▶ [Task instructions] Repeat the data below exactly, dropping any pictures it holds.

▶ [Provided data]
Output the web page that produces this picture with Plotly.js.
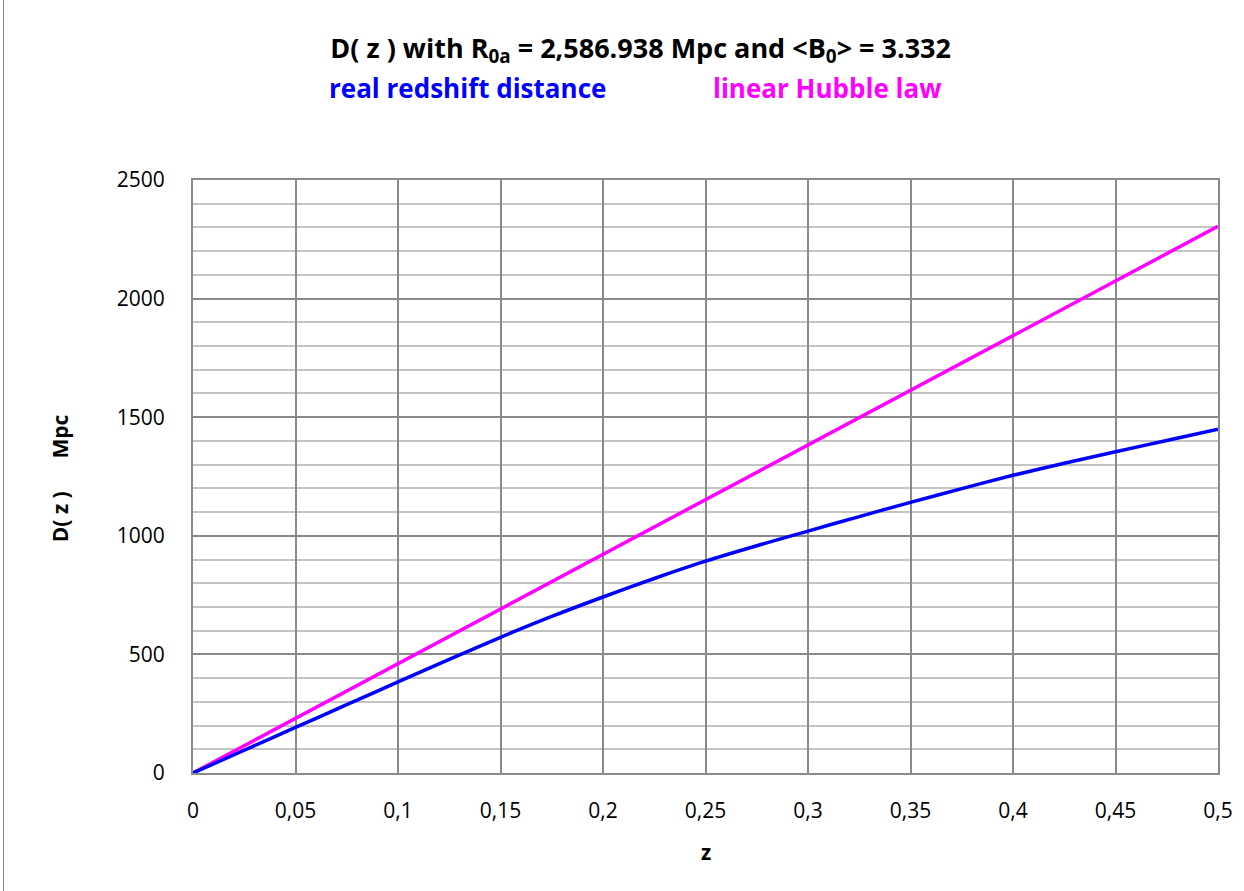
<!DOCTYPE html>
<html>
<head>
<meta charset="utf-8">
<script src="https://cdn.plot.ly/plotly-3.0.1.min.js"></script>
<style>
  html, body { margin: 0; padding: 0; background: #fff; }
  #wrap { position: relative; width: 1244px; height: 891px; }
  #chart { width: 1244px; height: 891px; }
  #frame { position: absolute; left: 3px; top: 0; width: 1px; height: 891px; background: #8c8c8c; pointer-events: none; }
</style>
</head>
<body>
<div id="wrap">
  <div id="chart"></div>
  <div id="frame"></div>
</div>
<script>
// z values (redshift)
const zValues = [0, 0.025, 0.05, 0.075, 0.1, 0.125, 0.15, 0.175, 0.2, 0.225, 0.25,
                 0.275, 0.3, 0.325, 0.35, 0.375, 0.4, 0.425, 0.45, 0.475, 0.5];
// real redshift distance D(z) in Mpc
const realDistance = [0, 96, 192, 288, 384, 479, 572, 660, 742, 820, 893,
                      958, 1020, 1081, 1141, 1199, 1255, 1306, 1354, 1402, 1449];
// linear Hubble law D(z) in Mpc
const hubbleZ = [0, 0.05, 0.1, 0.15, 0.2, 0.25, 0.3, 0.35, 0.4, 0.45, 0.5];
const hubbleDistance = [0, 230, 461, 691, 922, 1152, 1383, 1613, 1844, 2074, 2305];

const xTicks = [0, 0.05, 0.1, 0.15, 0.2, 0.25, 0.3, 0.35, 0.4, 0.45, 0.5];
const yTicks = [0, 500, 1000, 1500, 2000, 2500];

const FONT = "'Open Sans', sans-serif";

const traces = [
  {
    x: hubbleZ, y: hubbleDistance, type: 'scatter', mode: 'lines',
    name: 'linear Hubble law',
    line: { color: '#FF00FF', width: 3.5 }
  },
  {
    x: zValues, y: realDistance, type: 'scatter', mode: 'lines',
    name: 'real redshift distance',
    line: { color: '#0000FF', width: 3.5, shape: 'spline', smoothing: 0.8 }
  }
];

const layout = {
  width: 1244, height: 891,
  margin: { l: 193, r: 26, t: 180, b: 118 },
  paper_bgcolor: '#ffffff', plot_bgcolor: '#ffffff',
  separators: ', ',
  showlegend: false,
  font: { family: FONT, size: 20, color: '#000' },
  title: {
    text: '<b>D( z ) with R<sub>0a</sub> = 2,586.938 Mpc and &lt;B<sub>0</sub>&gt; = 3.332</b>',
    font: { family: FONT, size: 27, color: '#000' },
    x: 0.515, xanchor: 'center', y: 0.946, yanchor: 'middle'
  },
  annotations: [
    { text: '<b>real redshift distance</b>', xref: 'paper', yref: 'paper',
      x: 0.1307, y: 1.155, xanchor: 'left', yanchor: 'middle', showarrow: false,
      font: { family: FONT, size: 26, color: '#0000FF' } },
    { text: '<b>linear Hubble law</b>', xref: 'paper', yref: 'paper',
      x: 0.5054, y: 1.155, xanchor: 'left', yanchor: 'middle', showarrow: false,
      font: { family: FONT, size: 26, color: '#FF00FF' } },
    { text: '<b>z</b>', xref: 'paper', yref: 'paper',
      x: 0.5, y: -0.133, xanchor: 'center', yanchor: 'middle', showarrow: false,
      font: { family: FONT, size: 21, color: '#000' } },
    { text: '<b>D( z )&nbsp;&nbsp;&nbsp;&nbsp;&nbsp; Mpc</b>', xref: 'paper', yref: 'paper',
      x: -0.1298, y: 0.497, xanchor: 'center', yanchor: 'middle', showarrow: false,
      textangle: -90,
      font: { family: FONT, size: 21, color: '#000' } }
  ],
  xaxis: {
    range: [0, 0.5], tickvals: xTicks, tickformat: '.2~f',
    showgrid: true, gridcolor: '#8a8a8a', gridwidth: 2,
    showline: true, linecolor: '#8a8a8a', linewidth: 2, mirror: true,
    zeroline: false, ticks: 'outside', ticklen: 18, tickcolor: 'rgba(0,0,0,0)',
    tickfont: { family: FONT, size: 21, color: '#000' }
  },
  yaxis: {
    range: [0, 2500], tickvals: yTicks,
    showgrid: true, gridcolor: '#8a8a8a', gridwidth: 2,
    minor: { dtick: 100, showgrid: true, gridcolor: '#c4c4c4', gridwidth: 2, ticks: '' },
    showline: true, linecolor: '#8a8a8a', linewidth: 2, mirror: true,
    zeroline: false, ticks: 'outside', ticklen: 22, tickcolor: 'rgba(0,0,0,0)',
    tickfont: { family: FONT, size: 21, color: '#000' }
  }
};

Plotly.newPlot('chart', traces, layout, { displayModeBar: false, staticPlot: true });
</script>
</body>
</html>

▶ [Written solution]
Output the web page that produces this picture with Plotly.js.
<!DOCTYPE html>
<html>
<head>
<meta charset="utf-8">
<script src="https://cdn.plot.ly/plotly-3.0.1.min.js"></script>
<style>
  html, body { margin: 0; padding: 0; background: #fff; }
  #wrap { position: relative; width: 1244px; height: 891px; }
  #chart { width: 1244px; height: 891px; }
  #frame { position: absolute; left: 3px; top: 0; width: 1px; height: 891px; background: #8c8c8c; pointer-events: none; }
</style>
</head>
<body>
<div id="wrap">
  <div id="chart"></div>
  <div id="frame"></div>
</div>
<script>
// z values (redshift)
const zValues = [0, 0.025, 0.05, 0.075, 0.1, 0.125, 0.15, 0.175, 0.2, 0.225, 0.25,
                 0.275, 0.3, 0.325, 0.35, 0.375, 0.4, 0.425, 0.45, 0.475, 0.5];
// real redshift distance D(z) in Mpc
const realDistance = [0, 96, 192, 288, 384, 479, 572, 660, 742, 820, 893,
                      958, 1020, 1081, 1141, 1199, 1255, 1306, 1354, 1402, 1449];
// linear Hubble law D(z) in Mpc
const hubbleZ = [0, 0.05, 0.1, 0.15, 0.2, 0.25, 0.3, 0.35, 0.4, 0.45, 0.5];
const hubbleDistance = [0, 230, 461, 691, 922, 1152, 1383, 1613, 1844, 2074, 2305];

const xTicks = [0, 0.05, 0.1, 0.15, 0.2, 0.25, 0.3, 0.35, 0.4, 0.45, 0.5];
const yTicks = [0, 500, 1000, 1500, 2000, 2500];

const FONT = "'Open Sans', sans-serif";

const traces = [
  {
    x: hubbleZ, y: hubbleDistance, type: 'scatter', mode: 'lines',
    name: 'linear Hubble law',
    line: { color: '#FF00FF', width: 3.5 }
  },
  {
    x: zValues, y: realDistance, type: 'scatter', mode: 'lines',
    name: 'real redshift distance',
    line: { color: '#0000FF', width: 3.5, shape: 'spline', smoothing: 0.8 }
  }
];

const layout = {
  width: 1244, height: 891,
  margin: { l: 193, r: 26, t: 180, b: 118 },
  paper_bgcolor: '#ffffff', plot_bgcolor: '#ffffff',
  separators: ', ',
  showlegend: false,
  font: { family: FONT, size: 20, color: '#000' },
  title: {
    text: '<b>D( z ) with R<sub>0a</sub> = 2,586.938 Mpc and &lt;B<sub>0</sub>&gt; = 3.332</b>',
    font: { family: FONT, size: 27, color: '#000' },
    x: 0.515, xanchor: 'center', y: 0.946, yanchor: 'middle'
  },
  annotations: [
    { text: '<b>real redshift distance</b>', xref: 'paper', yref: 'paper',
      x: 0.1307, y: 1.155, xanchor: 'left', yanchor: 'middle', showarrow: false,
      font: { family: FONT, size: 26, color: '#0000FF' } },
    { text: '<b>linear Hubble law</b>', xref: 'paper', yref: 'paper',
      x: 0.5054, y: 1.155, xanchor: 'left', yanchor: 'middle', showarrow: false,
      font: { family: FONT, size: 26, color: '#FF00FF' } },
    { text: '<b>z</b>', xref: 'paper', yref: 'paper',
      x: 0.5, y: -0.133, xanchor: 'center', yanchor: 'middle', showarrow: false,
      font: { family: FONT, size: 21, color: '#000' } },
    { text: '<b>D( z )&nbsp;&nbsp;&nbsp;&nbsp;&nbsp; Mpc</b>', xref: 'paper', yref: 'paper',
      x: -0.1298, y: 0.497, xanchor: 'center', yanchor: 'middle', showarrow: false,
      textangle: -90,
      font: { family: FONT, size: 21, color: '#000' } }
  ],
  xaxis: {
    range: [0, 0.5], tickvals: xTicks, tickformat: '.2~f',
    showgrid: true, gridcolor: '#8a8a8a', gridwidth: 2,
    showline: true, linecolor: '#8a8a8a', linewidth: 2, mirror: true,
    zeroline: false, ticks: 'outside', ticklen: 18, tickcolor: 'rgba(0,0,0,0)',
    tickfont: { family: FONT, size: 21, color: '#000' }
  },
  yaxis: {
    range: [0, 2500], tickvals: yTicks,
    showgrid: true, gridcolor: '#8a8a8a', gridwidth: 2,
    minor: { dtick: 100, showgrid: true, gridcolor: '#c4c4c4', gridwidth: 2, ticks: '' },
    showline: true, linecolor: '#8a8a8a', linewidth: 2, mirror: true,
    zeroline: false, ticks: 'outside', ticklen: 22, tickcolor: 'rgba(0,0,0,0)',
    tickfont: { family: FONT, size: 21, color: '#000' }
  }
};

Plotly.newPlot('chart', traces, layout, { displayModeBar: false, staticPlot: true });
</script>
</body>
</html>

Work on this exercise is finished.